Sidney Siegel, a pioneer in the promotional products industry and founder of distributor Industrial Contacts in Westbury, New York, passed away on March 29 from complications due to coronavirus. He passed just days before his 93rd birthday.

Siegel started Industrial Contacts more than 60 years ago in New York City, even though he lacked funding and experience at the time, and quickly gained a reputation for being one of the most creative minds in the promotional products industry.

“His ingenious and clever thinking was one of the reasons for his great success, but it was his charismatic personality combined with his sense of humor that truly made a lasting impression,” says his son, company president Steve Siegel, who has managed the day-to-day company operations for nearly 20 years. His sister, Mindy Siegel-Mevorah, senior vice president, is active in sales, and Steve’s son, Daniel, joined the company five years ago.

Siegel’s decades-long journey in the promo industry began in emblematic jewelry and segued into promotional products and custom manufacturing, accomplishing many firsts along the way. His company was one of the first to work with suppliers in Japan, before China became a player, where he produced custom-shaped radios depicting NFL football helmets, top-shelf liquor bottles, Brut cologne bottles and Pepsi vending machines.

The liquor industry soon became Siegel’s niche and some of his most prominent work included ceramic figurines, metal signs, Lucite bottle embedments and the ubiquitous metal restaurant table crumber. He was also responsible for creating and producing the trophy for the Clio Award, the highest honor for TV commercials. His design is still awarded today.
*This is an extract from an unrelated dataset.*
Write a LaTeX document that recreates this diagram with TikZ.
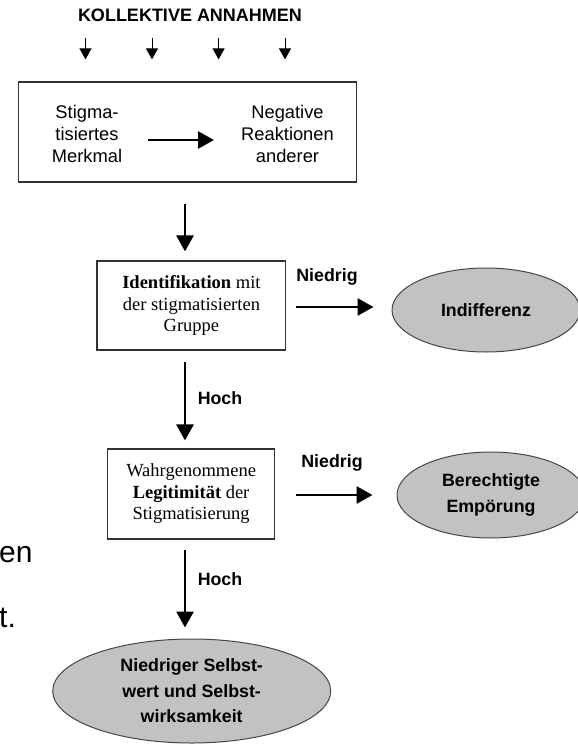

Siegel was also one of the first to start the concept of company store catalogs and he produced them for mega brands including Pepsi and Met Life. His creativity, along with his out-of-the-box thinking, earned him prominent coverage in a 1974 issue of Counselor magazine.

Although Siegel officially retired around age 75, he never stopped working in the business or sharing his advice. “Up until his death my dad would go on his iPad and connect to my business email every evening. Then, he would call me to discuss the day’s activities. My dad would give his opinion but mostly listen proudly to what we were accomplishing,” Steve remembers fondly.

Today, the company continues to thrive on the foundation Siegel built with a focus on serving clients in the beverage industry.

Although Siegel cherished his business, his family came first. He and his late wife, Joyce, who worked for many years in customer service at Industrial Contacts, were married for 65 years. They enjoyed traveling and spending time with their four grandchildren. Siegel was also an avid tennis player and golfer for many years.

“Nothing brought him more joy than spending time with family and watching the successes and achievements of his kids and grandchildren,” says Steve. “He will be missed, not only by his family and friends, but by anyone who had the pleasure to meet him.”


James Khattak is news editor of PPB.